Year Colorado The Nation 2004-’05: 59.86 41.35 2005-’06: 51.27 43.18 2006-’07: 52.76 45.61 2007-’08: 52.97 48.06
The passage rate for the rest of the nation has improved, but it still cannot top Colorado.
Those who support increasing the standard to 150 hours cite the need for “mobility legislation.” Colorado is one of 45 states that allow CPAs from other states to come into Colorado without having a Colorado license, and without notice to the CPA board, but subject to the second state’s (Colorado’s) regulation. That means accounting graduates who take only 120 credit hours and pass the CPA exam wouldn’t qualify under another state’s regulations, but are able to practice here or in California — which encourages them to move here.
In 1999, DORA presented research showing that adding 30 credit hours to the standard would create an artificial scarcity (based on reducing the number of graduates), “allowing licensees to charge higher prices for their service.”
In 1999, the director of accounting programs at CU-Denver claimed that adding 30 semester hours to the standard would add about $25,000 to the cost of each graduate’s tuition. How much that would be in 2015 is anyone’s guess. Even if we don’t consider that deepening cuts to higher education funding already have stretched faculties thin, there’s also the fact that no state school on the Western Slope offers a graduate degree in accounting.
Should Colorado consider remaining an “island of 120 credit hours for CPAs?” On one hand, it makes CPAs who graduate in Colorado subject to more regulation if they move to other states. However, on the other hand, states DORA:
“Non-U.S. Colorado licensed CPAs (from around the world) are engaged in international commerce. By extension, then, so, too, is Colorado. As the U.S. and Colorado economies continue to become more global in nature, it is reasonable to conclude that the increasing amount of accounting work will flow across borders.”

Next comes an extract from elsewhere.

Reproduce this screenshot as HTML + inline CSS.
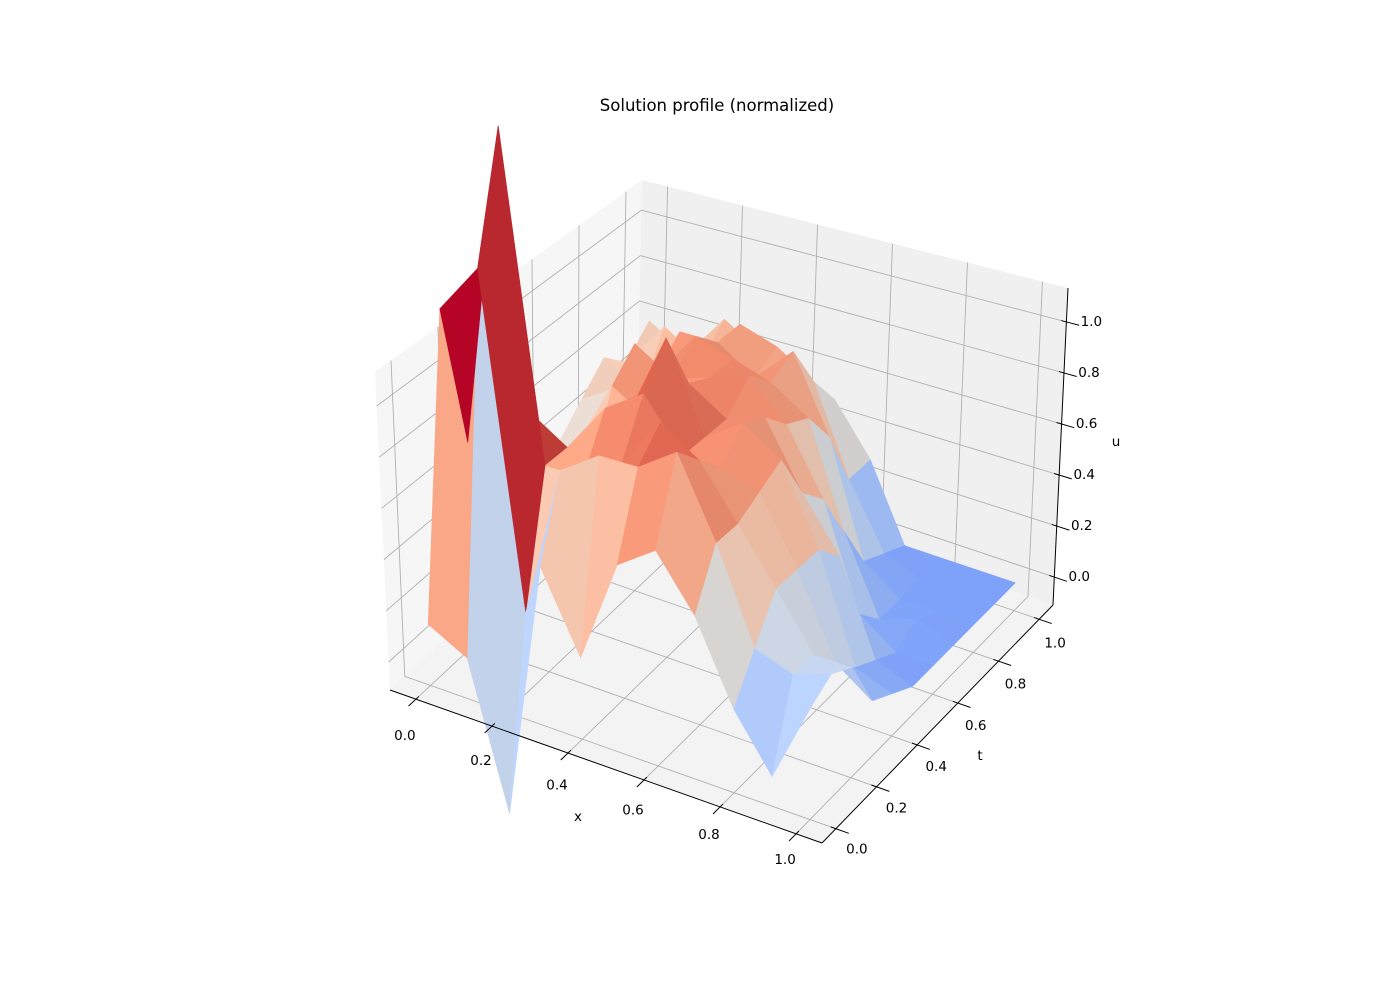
<!DOCTYPE html>
<html><head><meta charset="utf-8"><title>Solution profile</title>
<style>
html,body{margin:0;padding:0;background:#fff;}
svg{display:block;font-family:"DejaVu Sans","Liberation Sans",sans-serif;}
</style></head>
<body>
<svg id="chart" width="1400" height="1000" viewBox="0 0 1400 1000" xmlns="http://www.w3.org/2000/svg">
<rect width="1400" height="1000" fill="#fff"/>
<text x="717" y="111" text-anchor="middle" font-size="16.5" fill="#000">Solution profile (normalized)</text>
<g id="panes"></g>
<g id="grid"></g>
<g id="surface"></g>
<g id="axes"></g>
</svg>
<script>
const xVals = [0,0.1,0.2,0.3,0.4,0.5,0.6,0.7,0.8,0.9,1.0];
const tVals = [0,0.1,0.2,0.3,0.4,0.5,0.6,0.7,0.8,0.9,1.0];
const uRow0  = [0.13,0.05,-0.5,0.5,0.2,0.6,0.7,0.5,0.2,0.0,0.3];
const uRow1  = [1.3,1.5,0.2,0.8,0.9,0.9,1.0,0.7,0.35,0.3,0.35];
const uRow2  = [0.7,2.0,0.7,0.7,0.8,1.0,0.9,0.7,0.5,0.3,0.3];
const uRow3  = [0.5,0.8,0.7,0.9,1.0,0.8,0.8,0.75,0.5,0.2,0.1];
const uRow4  = [0.3,0.6,0.5,0.8,1.15,0.8,0.9,0.8,0.5,0.1,0.05];
const uRow5  = [0.3,0.5,0.8,0.7,0.9,0.8,0.85,0.6,0.4,0.05,0.0];
const uRow6  = [0.4,0.4,0.9,0.8,0.85,0.9,0.75,0.5,0.1,0.0,0.0];
const uRow7  = [0.5,0.6,0.7,0.9,0.85,0.8,0.7,0.3,0.0,0.05,0.0];
const uRow8  = [0.6,0.5,0.8,0.8,0.7,0.85,0.55,0.1,0.0,0.0,0.0];
const uRow9  = [0.5,0.7,0.6,0.8,0.75,0.65,0.3,0.05,0.0,0.0,0.0];
const uRow10 = [0.6,0.5,0.7,0.6,0.5,0.5,0.3,0.0,0.0,0.0,0.0];
const uRows = [uRow0,uRow1,uRow2,uRow3,uRow4,uRow5,uRow6,uRow7,uRow8,uRow9,uRow10];
const xTickLabels = ["0.0","0.2","0.4","0.6","0.8","1.0"];
const tTickLabels = ["0.0","0.2","0.4","0.6","0.8","1.0"];
const zTickLabels = ["0.0","0.2","0.4","0.6","0.8","1.0"];

const NS="http://www.w3.org/2000/svg";
const BL=[390,690],BF=[822,843],BR=[1053,605],BB=[636,462];
const TL=[375,372],TF=[824,500],TR=[1068,288],TB=[642,180];
function bil(P0,P1,P2,P3,u,v){const a=(1-u)*(1-v),b=u*(1-v),c=u*v,d=(1-u)*v;
  return [a*P0[0]+b*P1[0]+c*P2[0]+d*P3[0],a*P0[1]+b*P1[1]+c*P2[1]+d*P3[1]];}
function box(u,v,w){const p=bil(BL,BF,BR,BB,u,v),q=bil(TL,TF,TR,TB,u,v);
  return [p[0]*(1-w)+q[0]*w,p[1]*(1-w)+q[1]*w];}
const xU=x=>0.06+0.88*x, tV=t=>0.06+0.88*t, zW=z=>0.088+0.805*z;
function proj(x,t,z){return box(xU(x),tV(t),zW(z));}
function mk(tag,attrs,parent){const e=document.createElementNS(NS,tag);for(const k in attrs)e.setAttribute(k,attrs[k]);parent.appendChild(e);return e;}
const pts=a=>a.map(p=>p[0].toFixed(1)+","+p[1].toFixed(1)).join(" ");

const panes=document.getElementById('panes');
let e;
e=mk('polygon',{points:pts([box(0,0,0),box(1,0,0),box(1,1,0),box(0,1,0)]),fill:'#f3f3f3'},panes);


e=mk('polygon',{points:pts([box(0,0,0),box(0,1,0),box(0,1,1),box(0,0,1)]),fill:'#f6f6f6'},panes);


e=mk('polygon',{points:pts([box(0,1,0),box(1,1,0),box(1,1,1),box(0,1,1)]),fill:'#f0f0f0'},panes);



const grid=document.getElementById('grid');
function gl(a,b,name){const l=mk('line',{x1:a[0],y1:a[1],x2:b[0],y2:b[1],stroke:'#b0b0b0','stroke-width':0.9},grid);
  
  }
xTickLabels.forEach(s=>{const u=xU(parseFloat(s));
  gl(box(u,0,0),box(u,1,0),'x-grid-floor');
  gl(box(u,1,0),box(u,1,1),'x-grid-back');});
tTickLabels.forEach(s=>{const v=tV(parseFloat(s));
  gl(box(0,v,0),box(1,v,0),'t-grid-floor');
  gl(box(0,v,0),box(0,v,1),'t-grid-left');});
zTickLabels.forEach(s=>{const w=zW(parseFloat(s));
  gl(box(0,0,w),box(0,1,w),'z-grid-left');
  gl(box(0,1,w),box(1,1,w),'z-grid-back');});

const CW=[[59,76,192],[68,90,204],[77,104,215],[87,117,225],[98,130,234],[108,142,241],[119,154,247],[130,165,251],[141,176,254],[152,185,255],[163,194,255],[174,201,253],[184,208,249],[194,213,244],[204,217,238],[213,219,230],[221,221,221],[229,216,209],[236,211,197],[241,204,184],[245,196,172],[247,187,159],[247,177,147],[247,166,134],[244,154,123],[241,141,111],[236,127,99],[229,112,88],[222,96,77],[213,80,66],[203,62,56],[192,40,47],[180,4,38]];
function cmap(s){s=Math.max(0,Math.min(1,s));const f=s*32,i=Math.min(31,Math.floor(f)),r=f-i;
  return CW[i].map((c,k)=>c+(CW[i+1][k]-c)*r);}
const VMIN=-0.3,VMAX=1.15;

const surf=document.getElementById('surface');
const faces=[];
for(let i=0;i<tVals.length-1;i++){for(let j=0;j<xVals.length-1;j++){
  const c=[[j,i],[j+1,i],[j+1,i+1],[j,i+1]].map(([a,b])=>({x:xVals[a],t:tVals[b],z:uRows[b][a]}));
  const zm=c.reduce((s,p)=>s+p.z,0)/4, xm=(xVals[j]+xVals[j+1])/2, tm=(tVals[i]+tVals[i+1])/2;
  const depth=0.866*(0.5*xU(xm)-0.866*tV(tm))+0.5*zW(zm)*0.3;
  const d1=[xU(c[2].x)-xU(c[0].x),tV(c[2].t)-tV(c[0].t),zW(c[2].z)-zW(c[0].z)];
  const d2=[xU(c[3].x)-xU(c[1].x),tV(c[3].t)-tV(c[1].t),zW(c[3].z)-zW(c[1].z)];
  let n=[d1[1]*d2[2]-d1[2]*d2[1],d1[2]*d2[0]-d1[0]*d2[2],d1[0]*d2[1]-d1[1]*d2[0]];
  const nl=Math.hypot(...n)||1;n=n.map(q=>q/nl);if(n[2]<0)n=n.map(q=>-q);
  const L=[-0.6,-0.6,0.53];const dot=n[0]*L[0]+n[1]*L[1]+n[2]*L[2];
  faces.push({c,zm,depth,dot,i,j});
}}
faces.sort((a,b)=>a.depth-b.depth);
faces.forEach(f=>{
  const col=cmap((f.zm-VMIN)/(VMAX-VMIN));
  const k=0.97+0.06*f.dot;
  const rgb='rgb('+col.map(q=>Math.round(Math.min(255,q*k))).join(',')+')';
  const p=mk('polygon',{points:pts(f.c.map(q=>proj(q.x,q.t,q.z))),fill:rgb,stroke:rgb,'stroke-width':0.6,'stroke-linejoin':'round'},surf);
  
  
});

const ax=document.getElementById('axes');
function al(a,b,name){const l=mk('line',{x1:a[0],y1:a[1],x2:b[0],y2:b[1],stroke:'#000','stroke-width':1},ax);
  
  }
function tx(p,s,name,anchor){const t=mk('text',{x:p[0].toFixed(1),y:p[1].toFixed(1),'font-size':13.5,'text-anchor':anchor||'middle','dominant-baseline':'central',fill:'#000'},ax);
  t.textContent=s;
  
  }
al(box(0,0,0),box(1,0,0),'x-axis-line');
al(box(1,0,0),box(1,1,0),'t-axis-line');
al(box(1,1,0),box(1,1,1),'z-axis-line');
xTickLabels.forEach(s=>{const x=parseFloat(s),u=xU(x);
  al(box(u,0.012,0),box(u,-0.03,0),'x-tick');
  const p=box(u,0,0);tx([p[0]-11,p[1]+37-11*x],s,'x-tick-label');});
tTickLabels.forEach(s=>{const t=parseFloat(s),v=tV(t);
  al(box(0.988,v,0),box(1.03,v,0),'t-tick');
  const p=box(1,v,0);tx([p[0]+21-5*t,p[1]+21+3*t],s,'t-tick-label');});
zTickLabels.forEach(s=>{const w=zW(parseFloat(s));
  al(box(0.988,1,w),box(1.03,1,w),'z-tick');
  const p=box(1,1,w);tx([p[0]+25,p[1]],s,'z-tick-label');});
tx([578,817],'x','x-axis-title');
tx([980,756],'t','t-axis-title');
tx([1116,442],'u','z-axis-title');
</script>
</body></html>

By requiring only 120 credit hours of education, Colorado could attract an increasing number of highly qualified accountants from other nations. The Colorado economy, too, could witness greater internationalization, and the state could become a hub of international finance and deal making.

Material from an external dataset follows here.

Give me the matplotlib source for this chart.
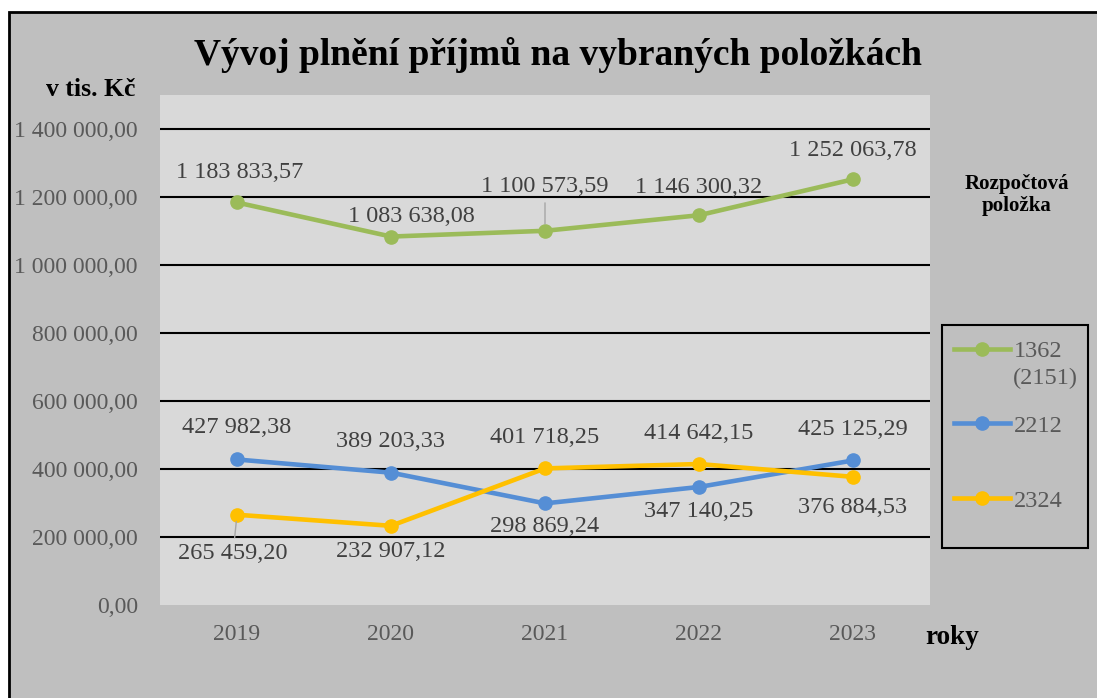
import matplotlib.pyplot as plt
from matplotlib.patches import Rectangle

plt.rcParams['font.family'] = ['Liberation Serif', 'DejaVu Serif']

years = ['2019', '2020', '2021', '2022', '2023']
s1362 = [1183833.57, 1083638.08, 1100573.59, 1146300.32, 1252063.78]
s2212 = [427982.38, 389203.33, 298869.24, 347140.25, 425125.29]
s2324 = [265459.20, 232907.12, 401718.25, 414642.15, 376884.53]
names = ['1362', '2212', '2324']
yticks = [0, 200000, 400000, 600000, 800000, 1000000, 1200000, 1400000]


def fmt(v):
    s = f"{v:,.2f}"
    return s.replace(',', ' ').replace('.', ',')


W, H = 1097, 698
fig = plt.figure(figsize=(W / 100, H / 100), dpi=100)
fig.patch.set_facecolor('white')
fig.patches.append(Rectangle((9 / W, -0.05), 1.1, 1 - 12 / H + 0.05,
                             transform=fig.transFigure, facecolor='#bfbfbf',
                             edgecolor='black', lw=2, zorder=-10))

ax = fig.add_axes([160 / W, 1 - 605 / H, 770 / W, 510 / H])
ax.set_facecolor('#d9d9d9')
for sp in ax.spines.values():
    sp.set_visible(False)

x = list(range(len(years)))
colors = ['#9bbb59', '#558ed5', '#ffc000']
series = [s1362, s2212, s2324]
for s, c, n in zip(series, colors, names):
    ax.plot(x, s, color=c, lw=3.3, marker='o', ms=9.5, label=n, zorder=3)

# label offsets in pixels (dx, dy)
offs = [
    [(3, 30), (20, 20), (0, 44), (0, 28), (0, 29)],
    [(0, 32), (0, 31), (0, -23), (0, -25), (0, 31)],
    [(-4, -39), (0, -26), (0, 31), (0, 31), (0, -31)],
]
leaders = {(0, 2), (2, 0)}
for si, s in enumerate(series):
    for i, v in enumerate(s):
        dx, dy = offs[si][i]
        kw = {}
        if (si, i) in leaders:
            kw['arrowprops'] = dict(arrowstyle='-', color='#a6a6a6', lw=1,
                                    shrinkA=2, shrinkB=5)
        ax.annotate(fmt(v), (i, v), xytext=(dx, dy), textcoords='offset pixels',
                    ha='center', va='center', fontsize=17.5, color='#404040', **kw)

ax.set_xlim(-0.5, 4.5)
ax.set_ylim(0, 1500000)
ax.set_xticks(x)
ax.set_xticklabels(years)
ax.set_yticks(yticks)
ax.set_yticklabels([fmt(t) for t in yticks])
ax.tick_params(length=0, labelsize=17, labelcolor='#595959')
ax.tick_params(axis='y', pad=16)
ax.tick_params(axis='x', pad=14)
for t in yticks[1:]:
    ax.axhline(t, color='black', lw=1.5, zorder=1)

fig.text(558 / W, 1 - 55 / H, 'Vývoj plnění příjmů na vybraných položkách',
         ha='center', va='center', fontsize=27, fontweight='bold')
fig.text(91 / W, 1 - 89 / H, 'v tis. Kč', ha='center', va='center',
         fontsize=18.5, fontweight='bold')
fig.text(952 / W, 1 - 637 / H, 'roky', ha='center', va='center',
         fontsize=19.5, fontweight='bold')
fig.text(1017 / W, 1 - 195 / H, 'Rozpočtová\npoložka', ha='center',
         va='center', fontsize=15, fontweight='bold', linespacing=1.2)

# legend frame
fig.patches.append(Rectangle((942 / W, 1 - 548 / H), 146 / W, 223 / H,
                             transform=fig.transFigure, facecolor='none',
                             edgecolor='black', lw=1.5))
leg = fig.legend(loc='upper left', bbox_to_anchor=(954 / W, 1 - 340 / H),
                 fontsize=17.5, labelcolor='#595959', frameon=False,
                 handlelength=2.3, labelspacing=2.17, borderpad=0,
                 handletextpad=0.15, borderaxespad=0)
fig.text(1013 / W, 1 - 378 / H, '(2151)', ha='left', va='center',
         fontsize=17.5, color='#595959')

fig.savefig('out.png', dpi=100, facecolor=fig.get_facecolor())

Other DORA recommendations are less costly and certainly would be useful, including:
1. Expand the board’s disciplinary authority over registered firms to include the same discipline tools it has with respect to licensed individual CPAs. The board can revoke or suspend the registration of an entity for causes enumerated, but not fine, censure, issue a letter of admonition or place a CPA firm on probation.
2. Increase fines. Instead of fines of $1,000 for individuals to $2,000 for firms — sums that have not been altered since 2000 — raise fines to $5,000 for individuals and to $10,000 for registered firms per violation.
3. The “mobility process” should allow anyone in good standing in their home state to use the term CPA while working in Colorado without undergoing action by the CPA Board.
Jerry Kopel served 22 years in the Colorado House.